Creating An Email Policy
Basically an email policy should include all the do's and don'ts concerning the company's email system.
The policy should list email risks to make users aware of the potential harmful effects of their actions. Advise users that sending an email is like sending a postcard: if you don't want it posted on a bulletin board, then don't send it.
This should include email etiquette and writing rules in order to uphold the good reputation of the company and to deliver quality customer service. Also include instructions on compressing attachments to save bandwidth. More on email etiquette guidelines.

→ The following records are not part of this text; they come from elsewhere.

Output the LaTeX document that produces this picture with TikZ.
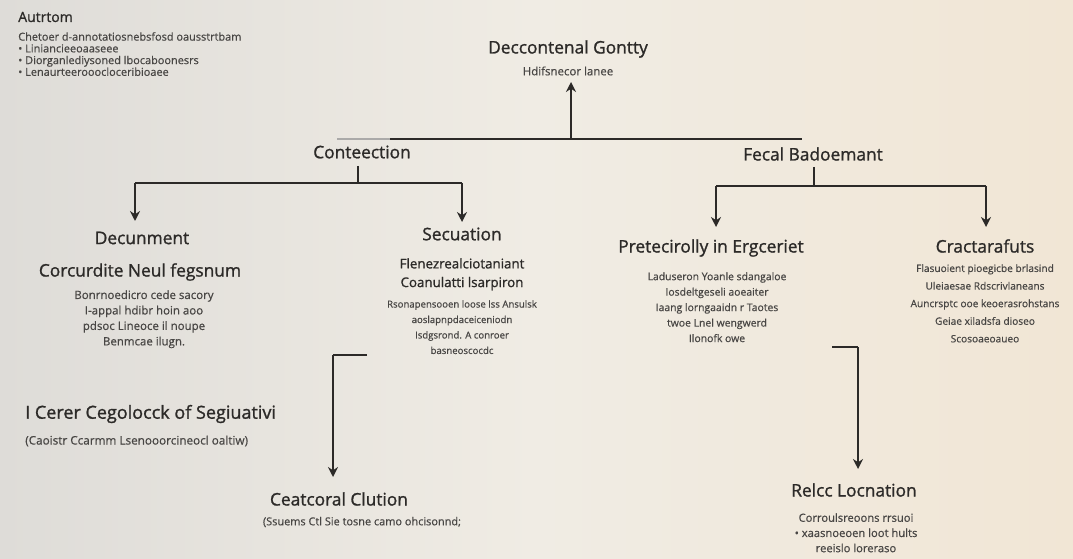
\documentclass[tikz,border=0pt]{standalone}
\usepackage{fontspec}
\setmainfont{Open Sans}
\newfontfamily\heavyfont{Open Sans}[FakeBold=1.2]
\newfontfamily\midfont{Open Sans}[FakeBold=0.6]
\usetikzlibrary{arrows.meta}
\definecolor{ink}{RGB}{44,42,40}
\definecolor{soft}{RGB}{72,70,68}
\definecolor{bgL}{RGB}{222,220,216}
\definecolor{bgM}{RGB}{240,236,228}
\definecolor{bgR}{RGB}{241,230,213}
\tikzset{
  head/.style={text=ink,font=\heavyfont\fontsize{13}{15}\selectfont,inner sep=0pt},
  subhead/.style={text=ink,font=\heavyfont\fontsize{10}{14}\selectfont,inner sep=0pt},
  body/.style={text=soft,font=\midfont\fontsize{7.8}{11.6}\selectfont,align=center,inner sep=0pt},
  legend/.style={text=soft,font=\midfont\fontsize{8.2}{8.8}\selectfont,align=left,inner sep=0pt,anchor=north west},
  wire/.style={draw=ink,line width=1.5pt},
  arr/.style={draw=ink,line width=1.5pt,-{Stealth[length=7.5pt,width=7.5pt]}},
}
\begin{document}
\begin{tikzpicture}[x=0.75pt,y=-0.75pt]
\useasboundingbox (0,0) rectangle (1073,559);
\shade[left color=bgL,right color=bgR,middle color=bgM] (0,0) rectangle (1073,559);
% legend
\node[text=ink,font=\heavyfont\fontsize{10.5}{12}\selectfont,inner sep=0pt,anchor=west] (legt) at (18,17) {Autrtom};
\node[legend] (legb) at (18,32) {Chetoer d-annotatiosnebsfosd oausstrtbam\\
\textbullet\ Liniancieeoaaseee\\
\textbullet\ Diorganlediysoned lbocaboonesrs\\
\textbullet\ Lenaurteerooocloceribioaee};
% top
\node[head] (top) at (568,49) {Deccontenal Gontty};
\node[body,font=\midfont\fontsize{8.6}{10}\selectfont] (topsub) at (568,71) {Hdifsnecor lanee};
\coordinate (tj) at (571,139);
\coordinate (tl) at (390,139);
\coordinate (tlf) at (337,139);
\coordinate (tr) at (802,139);
\draw[wire] (tl) -- (tr);
\draw[draw=ink!40,line width=1pt] (tlf) -- (tl);
\draw[arr] (tj) -- (571,82);
% second level
\node[head] (con) at (362,152) {Conteection};
\node[head] (fec) at (813,154) {Fecal Badoemant};
% left tree
\coordinate (lj) at (358,183);
\coordinate (ll) at (135,183);
\coordinate (lr) at (462,183);
\draw[wire] (358,166) -- (lj);
\draw[wire] (ll) -- (lr);
\node[head] (doc) at (142,238) {Decunment};
\node[head] (sec) at (462,234) {Secuation};
\draw[arr] (ll) -- (135,221);
\draw[arr] (lr) -- (462,222);
% right tree
\coordinate (rj) at (814,186);
\coordinate (rl) at (716,186);
\coordinate (rr) at (986,186);
\draw[wire] (814,167) -- (rj);
\draw[wire] (rl) -- (rr);
\node[head] (pre) at (711,248) {Pretecirolly in Ergceriet};
\node[head] (cra) at (985,246) {Cractarafuts};
\draw[arr] (rl) -- (716,227);
\draw[arr] (rr) -- (986,227);
% document column
\node[head] (cor) at (140,272) {Corcurdite Neul fegsnum};
\node[body,anchor=north,font=\midfont\fontsize{8.6}{11.6}\selectfont] (corb) at (144,290) {Bonrnoedicro cede sacory\\I-appal hdibr hoin aoo\\pdsoc Lineoce il noupe\\Benmcae ilugn.};
% secuation column
\node[subhead,anchor=north,align=center] (flz) at (462,258) {Flenezrealciotaniant\\Coanulatti lsarpiron};
\node[body,anchor=north,font=\midfont\fontsize{7.2}{11.6}\selectfont] (flzb) at (462,300) {Rsonapensooen loose lss Ansulsk\\aoslapnpdaceiceniodn\\Isdgsrond. A conroer\\basneoscocdc};
% pretecirolly column
\node[body,anchor=north] (preb) at (717,272) {Laduseron Yoanle sdangaloe\\Iosdeltgeseli aoeaiter\\Iaang lorngaaidn r Taotes\\twoe Lnel wengwerd\\Ilonofk owe};
% cractarafuts column
\node[body,anchor=north,font=\midfont\fontsize{7.6}{13.2}\selectfont] (crab) at (985,264) {Flasuoient pioegicbe brlasind\\Uleiaesae Rdscrivlaneans\\Auncrsptc ooe keoerasrohstans\\Geiae xiladsfa dioseo\\Scosoaeoaueo};
% left lower
\node[head,anchor=west,font=\heavyfont\fontsize{13.5}{15}\selectfont] (cer) at (25,414) {I Cerer Cegolocck of Segiuativi};
\node[body,anchor=west,font=\midfont\fontsize{8.8}{10}\selectfont] (cerb) at (25,441) {(Caoistr Ccarmm Lsenooorcineocl oaltiw)};
\coordinate (le1) at (367,355);
\coordinate (le2) at (333,355);
\node[head] (cea) at (339,499) {Ceatcoral Clution};
\node[body,font=\midfont\fontsize{8.2}{10}\selectfont] (ceab) at (362,522) {(Ssuems Ctl Sie tosne camo ohcisonnd;};
\draw[wire] (le1) -- (le2);
\draw[arr] (le2) -- (333,477);
% right lower
\coordinate (re1) at (832,347);
\coordinate (re2) at (858,347);
\node[head] (rel) at (854,490) {Relcc Locnation};
\node[body,anchor=north,font=\midfont\fontsize{8.4}{11.4}\selectfont] (relb) at (856,513) {Corroulsreoons rrsuoi\\\textbullet\ xaasnoeoen loot hults\\reeislo loreraso};
\draw[wire] (re1) -- (re2);
\draw[arr] (re2) -- (858,469);
\end{tikzpicture}
\end{document}
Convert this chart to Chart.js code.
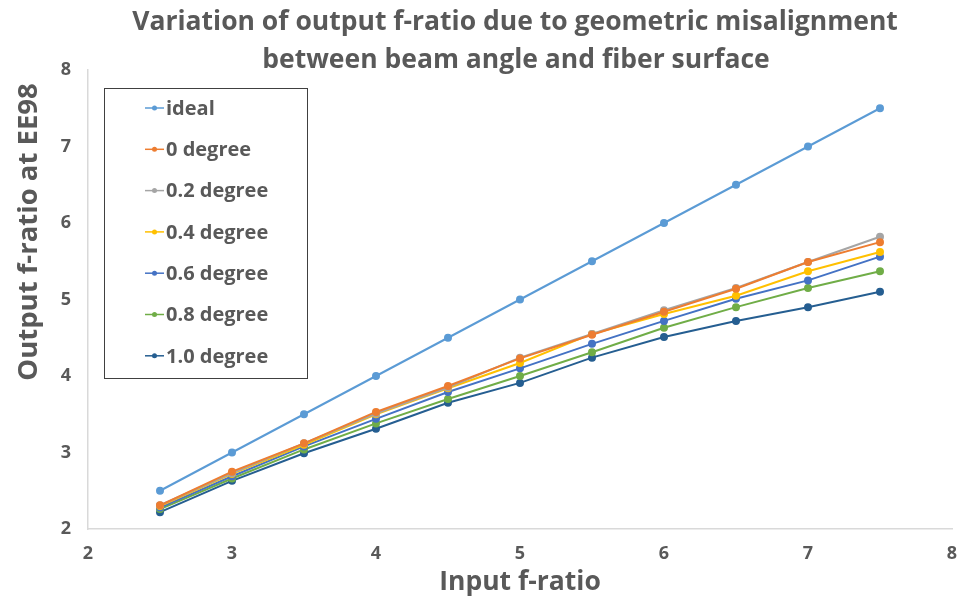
<!DOCTYPE html>
<html>
<head>
<meta charset="utf-8">
<script src="https://cdn.jsdelivr.net/npm/chart.js@4/dist/chart.umd.min.js"></script>
<style>
  html, body { margin: 0; padding: 0; background: #fff; }
  #wrap { width: 961px; height: 598px; }
</style>
</head>
<body>
<div id="wrap"><canvas id="fratioChart" width="961" height="598"></canvas></div>
<script>
// ---- DATA ----
const inputRatio = [2.5, 3, 3.5, 4, 4.5, 5, 5.5, 6, 6.5, 7, 7.5];
const idealOut = [2.5, 3, 3.5, 4, 4.5, 5, 5.5, 6, 6.5, 7, 7.5];
const deg00 = [2.31, 2.75, 3.12, 3.53, 3.87, 4.23, 4.54, 4.84, 5.14, 5.49, 5.75];
const deg02 = [2.31, 2.73, 3.12, 3.51, 3.85, 4.24, 4.55, 4.86, 5.15, 5.49, 5.82];
const deg04 = [2.30, 2.72, 3.10, 3.50, 3.84, 4.17, 4.55, 4.81, 5.05, 5.37, 5.62];
const deg06 = [2.28, 2.69, 3.08, 3.44, 3.79, 4.10, 4.42, 4.72, 5.01, 5.25, 5.56];
const deg08 = [2.26, 2.66, 3.04, 3.38, 3.70, 4.00, 4.31, 4.63, 4.90, 5.15, 5.37];
const deg10 = [2.22, 2.63, 2.99, 3.31, 3.65, 3.91, 4.24, 4.51, 4.72, 4.90, 5.10];

const seriesLabels = ['ideal', '0 degree', '0.2 degree', '0.4 degree', '0.6 degree', '0.8 degree', '1.0 degree'];
const seriesValues = [idealOut, deg00, deg02, deg04, deg06, deg08, deg10];
const seriesColors = ['#5B9BD5', '#ED7D31', '#A5A5A5', '#FFC000', '#4472C4', '#70AD47', '#255E91'];

const titleLines = ['Variation of output f-ratio due to geometric misalignment', 'between beam angle and fiber surface'];
const yTitle = 'Output f-ratio at EE98';
const axisMin = 2;
const axisMax = 8;

const FONT = "'Open Sans', 'DejaVu Sans', sans-serif";
const TEXT = '#595959';

// ---- PLUGINS ----
// two-line chart title above the plot + y axis title (sits a bit above centre)
const headlinePlugin = {
    id: 'headline',
    afterDraw(chart) {
        const ctx = chart.ctx;
        ctx.save();
        ctx.font = 'bold 26.5px ' + FONT;
        ctx.fillStyle = TEXT;
        ctx.textAlign = 'center';
        ctx.textBaseline = 'middle';
        ctx.fillText(titleLines[0], 515, 22);
        ctx.fillText(titleLines[1], 516, 60);

        ctx.font = 'bold 27.5px ' + FONT;
        ctx.translate(29, 232);
        ctx.rotate(-Math.PI / 2);
        ctx.fillText(yTitle, 0, 0);
        ctx.restore();
    }
};

// boxed legend sitting inside the plot area
const boxLegendPlugin = {
    id: 'boxLegend',
    afterDraw(chart) {
        const ctx = chart.ctx;
        const box = { x: 104.5, y: 88.5, w: 203, h: 290 };
        ctx.save();
        ctx.fillStyle = '#fff';
        ctx.fillRect(box.x, box.y, box.w, box.h);
        ctx.strokeStyle = '#404040';
        ctx.lineWidth = 1;
        ctx.strokeRect(box.x, box.y, box.w, box.h);
        ctx.font = 'bold 20px ' + FONT;
        ctx.textBaseline = 'middle';
        chart.data.datasets.forEach((ds, i) => {
            const y = 108 + i * 41.3;
            ctx.strokeStyle = ds.borderColor;
            ctx.lineWidth = 1.5;
            ctx.beginPath();
            ctx.moveTo(145, y);
            ctx.lineTo(164, y);
            ctx.stroke();
            ctx.fillStyle = ds.borderColor;
            ctx.beginPath();
            ctx.arc(154.5, y, 2.5, 0, Math.PI * 2);
            ctx.fill();
            ctx.fillStyle = TEXT;
            ctx.fillText(ds.label, 166, y + 1);
        });
        ctx.restore();
    }
};

// ---- CHART ----
const datasets = seriesLabels.map((label, i) => ({
    label: label,
    data: inputRatio.map((x, j) => ({ x: x, y: seriesValues[i][j] })),
    borderColor: seriesColors[i],
    backgroundColor: seriesColors[i],
    borderWidth: 2,
    pointRadius: 3,
    pointHoverRadius: 3,
    tension: 0
}));

new Chart(document.getElementById('fratioChart'), {
    type: 'line',
    data: { datasets: datasets },
    options: {
        responsive: false,
        animation: false,
        layout: { padding: { top: 70, right: 0, left: 0, bottom: 0 } },
        plugins: {
            legend: { display: false },
            tooltip: { enabled: false }
        },
        scales: {
            x: {
                type: 'linear',
                min: axisMin,
                max: axisMax,
                afterFit: s => { s.height = 69; s.paddingRight = 9; },
                grid: { display: false, drawTicks: false },
                border: { display: true, color: '#d9d9d9', width: 1.5 },
                ticks: {
                    stepSize: 1,
                    padding: 14,
                    color: TEXT,
                    font: { family: FONT, size: 18, weight: 'bold' }
                },
                title: {
                    display: true,
                    text: 'Input f-ratio',
                    color: TEXT,
                    padding: { top: 0, bottom: 0 },
                    font: { family: FONT, size: 26.5, weight: 'bold' }
                }
            },
            y: {
                type: 'linear',
                min: axisMin,
                max: axisMax,
                afterFit: s => { s.width = 88; },
                grid: { display: false, drawTicks: false },
                border: { display: true, color: '#d9d9d9', width: 1.5 },
                ticks: {
                    stepSize: 1,
                    padding: 17,
                    color: TEXT,
                    font: { family: FONT, size: 18, weight: 'bold' }
                }
            }
        }
    },
    plugins: [headlinePlugin, boxLegendPlugin]
});
</script>
</body>
</html>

The policy should state whether personal emails are accepted and if so, to what extent. You can for instance set limits on the amount of personal emails sent each day, or you could require personal emails to be saved in a separate folder. You will probably want to prohibit the sending of chain letters and mass mailings and limit or eliminate certain email attachments from being sent or received. In every case, include examples and clear measures taken when these rules are breached.
Wastage of Resources
Warn users that they are making use of the company's email system and that they should not engage in non-business activities that unnecessarily tie up network traffic. The policy must also cover the use of newsletters & newsgroups. For instance you can require a user to request permission before subscribing to a newsletter or newsgroup.
The policy should expressly state that the email system is not to be used for the creation or distribution of any offensive, or disruptive messages, including messages containing offensive comments about race, gender, age, sexual orientation, pornography, religious or political beliefs, national origin or disability. State that employees who receive any emails with this content should report the matter to their supervisor immediately. Moreover, employees should not use email to discuss competitors, potential acquisitions or mergers or to give their opinion about another firm. Unlawful messages, such as copyright infringing emails should also be prohibited. Include examples and clear measures taken when these rules are breached.
Document Retention Policy
Unless your organization is required to archive email messages, which is the case for government, health care and financial institutions, it is best to create a policy rule that dictates deletion of emails after a certain amount of days. However, it is a good idea to provide an option to save certain emails in a different folder to avoid deletion. If you provide this option, spell out which emails may be saved and which must be deleted.
Treatment of Confidential Data
Include rules and guidelines on how employees should deal with confidential information and trade secrets. Make employees encrypt any confidential information that is sent via email and change passwords regularly. Also include measures that will be taken if an employee is found to be sending out confidential information unlawfully.
If you are adding a disclaimer to employees' emails, you should inform them of this and state the disclaimer text that is added.
If you are going to monitor your employees' emails, you must state this in your email policy. Warn that employees should have no expectation of privacy in anything they create, store, send or receive on the company's computer system and that the company may, but is not obliged to monitor messages without prior notice. If you do not mention that the company is not obliged to monitor messages, an employee could potentially sue the company for failing to block a particular message.
Publishing the Email Policy
The email policy should be made available and easily accessible to all employees. The policy should be included in employee handbooks and company intranets. It is best to include the email policy, or a short statement regarding the policy, in employment contracts. In this way the employee must acknowledge in writing that he/she is aware of the email policy and of the obligation to adhere to it. When the policy is updated a new copy can be circulated via email as well as on paper. Preferably have each new update signed by employees.
Disclaimer: The information present above is meant as a general guideline; and does not constitute legal advice and should not be relied upon as such. Please consult a professional expert or your legal advisor for specific matters related to creation, management and enforcement of your corporate email policies.